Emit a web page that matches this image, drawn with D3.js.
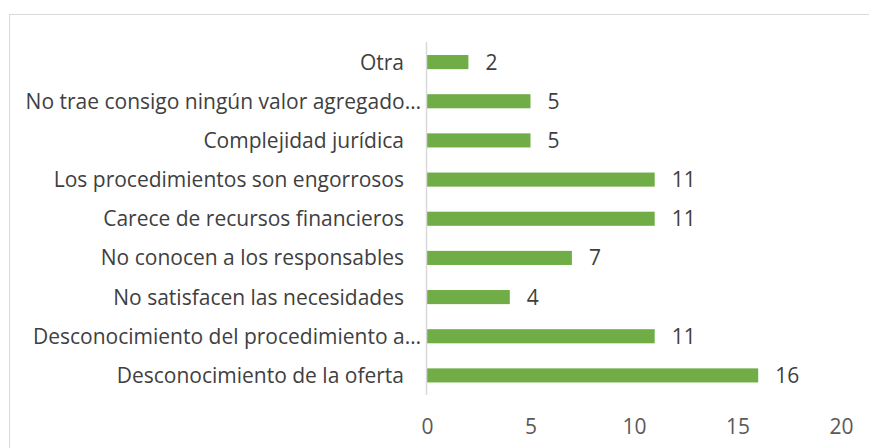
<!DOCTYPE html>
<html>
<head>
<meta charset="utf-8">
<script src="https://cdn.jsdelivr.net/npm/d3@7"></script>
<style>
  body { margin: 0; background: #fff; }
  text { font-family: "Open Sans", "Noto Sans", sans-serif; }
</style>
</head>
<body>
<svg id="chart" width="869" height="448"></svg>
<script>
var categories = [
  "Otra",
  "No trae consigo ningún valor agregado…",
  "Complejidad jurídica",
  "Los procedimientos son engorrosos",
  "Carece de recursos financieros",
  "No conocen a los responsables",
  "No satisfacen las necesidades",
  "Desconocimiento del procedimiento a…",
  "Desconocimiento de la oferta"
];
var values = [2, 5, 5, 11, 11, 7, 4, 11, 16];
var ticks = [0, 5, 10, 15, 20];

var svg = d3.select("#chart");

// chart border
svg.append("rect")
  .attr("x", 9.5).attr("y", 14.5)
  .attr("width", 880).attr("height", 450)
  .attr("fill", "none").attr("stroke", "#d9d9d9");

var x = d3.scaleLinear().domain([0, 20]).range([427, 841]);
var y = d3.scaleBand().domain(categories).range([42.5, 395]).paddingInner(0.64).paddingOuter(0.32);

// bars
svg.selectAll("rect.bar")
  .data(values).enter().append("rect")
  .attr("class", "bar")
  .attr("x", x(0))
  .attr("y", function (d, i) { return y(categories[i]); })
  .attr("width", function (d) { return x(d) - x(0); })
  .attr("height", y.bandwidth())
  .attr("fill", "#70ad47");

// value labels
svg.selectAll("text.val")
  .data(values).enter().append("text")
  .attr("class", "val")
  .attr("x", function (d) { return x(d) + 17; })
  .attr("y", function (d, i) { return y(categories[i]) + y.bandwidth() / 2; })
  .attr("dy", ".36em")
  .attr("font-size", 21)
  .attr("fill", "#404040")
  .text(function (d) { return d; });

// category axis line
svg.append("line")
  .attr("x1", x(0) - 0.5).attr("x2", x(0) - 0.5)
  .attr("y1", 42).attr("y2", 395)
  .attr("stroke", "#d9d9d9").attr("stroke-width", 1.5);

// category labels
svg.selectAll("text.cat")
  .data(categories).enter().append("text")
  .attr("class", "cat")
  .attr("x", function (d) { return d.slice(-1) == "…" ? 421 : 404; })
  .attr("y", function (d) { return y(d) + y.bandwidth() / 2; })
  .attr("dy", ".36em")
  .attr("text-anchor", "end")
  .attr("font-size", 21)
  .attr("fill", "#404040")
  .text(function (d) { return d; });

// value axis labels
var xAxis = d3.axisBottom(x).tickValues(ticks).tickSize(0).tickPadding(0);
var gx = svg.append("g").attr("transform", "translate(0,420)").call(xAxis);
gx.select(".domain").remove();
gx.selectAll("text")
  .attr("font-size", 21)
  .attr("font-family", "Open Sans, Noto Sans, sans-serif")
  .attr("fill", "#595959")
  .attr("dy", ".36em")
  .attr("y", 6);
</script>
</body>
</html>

**Goal**: Transcribe the material exactly, keeping every word and none of the pictures.

**Solution to the exercise**:
Emit a web page that matches this image, drawn with D3.js.
<!DOCTYPE html>
<html>
<head>
<meta charset="utf-8">
<script src="https://cdn.jsdelivr.net/npm/d3@7"></script>
<style>
  body { margin: 0; background: #fff; }
  text { font-family: "Open Sans", "Noto Sans", sans-serif; }
</style>
</head>
<body>
<svg id="chart" width="869" height="448"></svg>
<script>
var categories = [
  "Otra",
  "No trae consigo ningún valor agregado…",
  "Complejidad jurídica",
  "Los procedimientos son engorrosos",
  "Carece de recursos financieros",
  "No conocen a los responsables",
  "No satisfacen las necesidades",
  "Desconocimiento del procedimiento a…",
  "Desconocimiento de la oferta"
];
var values = [2, 5, 5, 11, 11, 7, 4, 11, 16];
var ticks = [0, 5, 10, 15, 20];

var svg = d3.select("#chart");

// chart border
svg.append("rect")
  .attr("x", 9.5).attr("y", 14.5)
  .attr("width", 880).attr("height", 450)
  .attr("fill", "none").attr("stroke", "#d9d9d9");

var x = d3.scaleLinear().domain([0, 20]).range([427, 841]);
var y = d3.scaleBand().domain(categories).range([42.5, 395]).paddingInner(0.64).paddingOuter(0.32);

// bars
svg.selectAll("rect.bar")
  .data(values).enter().append("rect")
  .attr("class", "bar")
  .attr("x", x(0))
  .attr("y", function (d, i) { return y(categories[i]); })
  .attr("width", function (d) { return x(d) - x(0); })
  .attr("height", y.bandwidth())
  .attr("fill", "#70ad47");

// value labels
svg.selectAll("text.val")
  .data(values).enter().append("text")
  .attr("class", "val")
  .attr("x", function (d) { return x(d) + 17; })
  .attr("y", function (d, i) { return y(categories[i]) + y.bandwidth() / 2; })
  .attr("dy", ".36em")
  .attr("font-size", 21)
  .attr("fill", "#404040")
  .text(function (d) { return d; });

// category axis line
svg.append("line")
  .attr("x1", x(0) - 0.5).attr("x2", x(0) - 0.5)
  .attr("y1", 42).attr("y2", 395)
  .attr("stroke", "#d9d9d9").attr("stroke-width", 1.5);

// category labels
svg.selectAll("text.cat")
  .data(categories).enter().append("text")
  .attr("class", "cat")
  .attr("x", function (d) { return d.slice(-1) == "…" ? 421 : 404; })
  .attr("y", function (d) { return y(d) + y.bandwidth() / 2; })
  .attr("dy", ".36em")
  .attr("text-anchor", "end")
  .attr("font-size", 21)
  .attr("fill", "#404040")
  .text(function (d) { return d; });

// value axis labels
var xAxis = d3.axisBottom(x).tickValues(ticks).tickSize(0).tickPadding(0);
var gx = svg.append("g").attr("transform", "translate(0,420)").call(xAxis);
gx.select(".domain").remove();
gx.selectAll("text")
  .attr("font-size", 21)
  .attr("font-family", "Open Sans, Noto Sans, sans-serif")
  .attr("fill", "#595959")
  .attr("dy", ".36em")
  .attr("y", 6);
</script>
</body>
</html>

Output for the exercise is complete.